Felix van Groeningen, 2018, USA
screenplay: Lucas Davies & Felix van Groeningen


Although based on both the memoirs of David and Nic Sheff – ‘Beautiful Boy’ and ‘Tweak’ respectively – Groeningen’s adaptation, written with LukeDavies, tilts more towards the father, making this mainly a paternal viewpoint of a son’s addiction. 

There is a streak of obviousness in ‘Beautiful Boy’ where it uses a Notebook of Exposition or is too on-the-nose with the song choices, but just like it’s choice of Neil Young’s ‘Heart of Gold’, it is equally sentimental and clear-headed and ultimately moving. It is not working in abstraction or even subtlety, but this is where the aesthetic stops it falling into addiction-of-the-week TV movie. The mosaic of memories and incidents undermine much of the sense of cliché to allow the performances and mood to dominate. And dominate they do: Colin Farrel and  Timothée Chalamet are both excellent. Chalamet is a fine physical actor which reaps rewards when he is overdosing in a toilet. Farrel is more quietly affecting in his confusion and determination to support his son, excelling when he cracks up and cries. 

Josephine Livingstone finds ‘Beautiful Boy’ lacking as an expression of the truth of addiction: “Homelessness isn’t Timothée Chalamet draped handsomely across a diner; it’s contemptuous glances and shame.” For such films, Livingstone points out, the devastating effects of drugs is just a starting point for family drama and dysfunction, and that’s true. But the slight remove from the details of Nic’s experience meant that I never felt his tale or that druggy miserablism were predominant: that is, it’s the father-son dynamic as the family looks on baffled and helpless that drives the feeling rather than a grim truth of addiction. That is, this isn’t ‘Christiane F.’ or a film that casts the addict as an anti-hero, rebelling against the tedium and hypocrisy of the mainstream. And his problems cannot be located in social context: Nic is seemingly just as confounded by himself as everyone else: he’s a child of privilege from a split but loving home and can go back to that at any time, but drugs have a solid grip on him. 
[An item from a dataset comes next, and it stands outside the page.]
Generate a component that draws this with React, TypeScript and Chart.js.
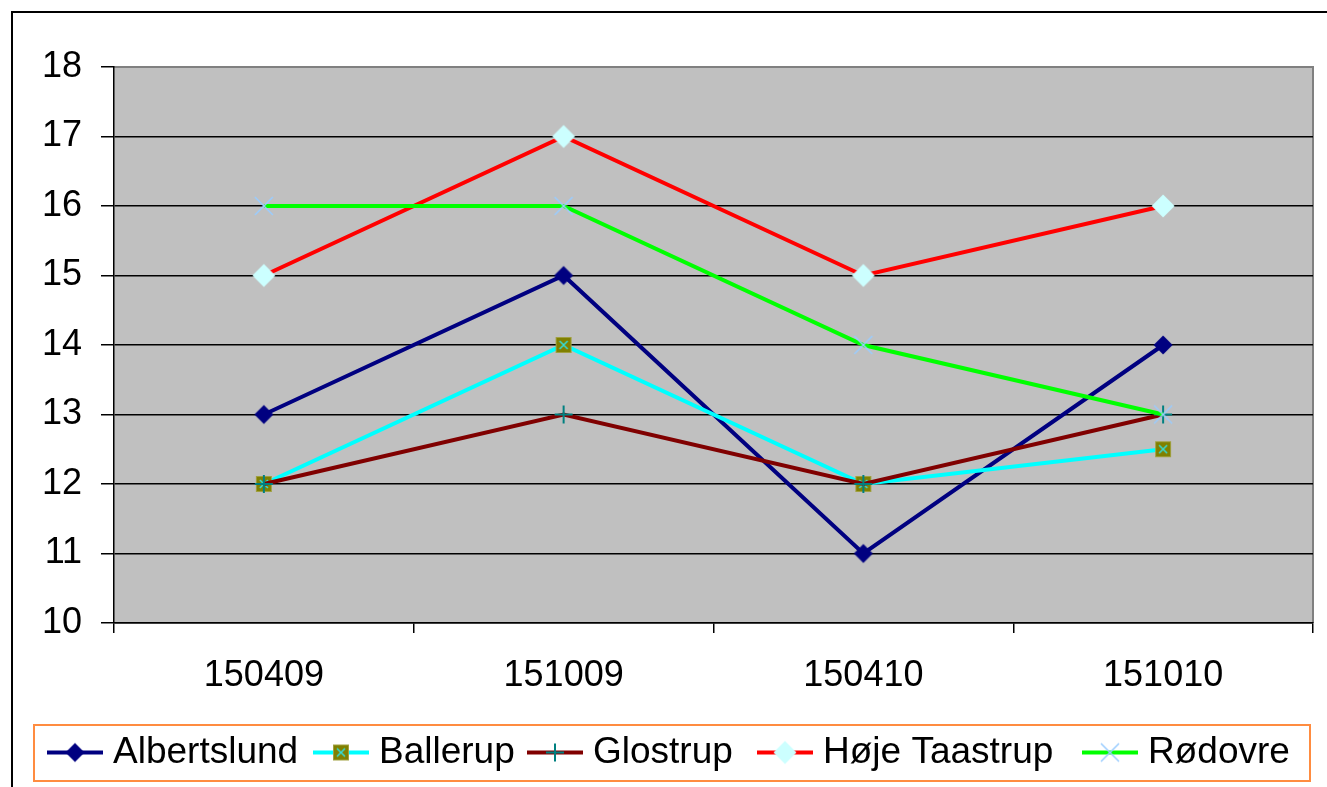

There may not be detailed insight to crack addiction but the evocation of its effect on a family feels sincere enough. You may find, suddenly and unexpectedly, that it has tapped into real feeling. I certainly abruptly felt that I had been truly stirred at something incidental about halfway through rather than an obvious emotional moment, because I had been affected by the culmination of the overall experience. Particular note for the sound design and choice of songs that guide and glide over the collage and tonal shifts like stream-of-consciousness. There’s nothing new here, but it reaches genuine feeling in its pot pourri of colourfully photographed vignettes that make it an but undeniably emotional experience, whatever flaws it may have.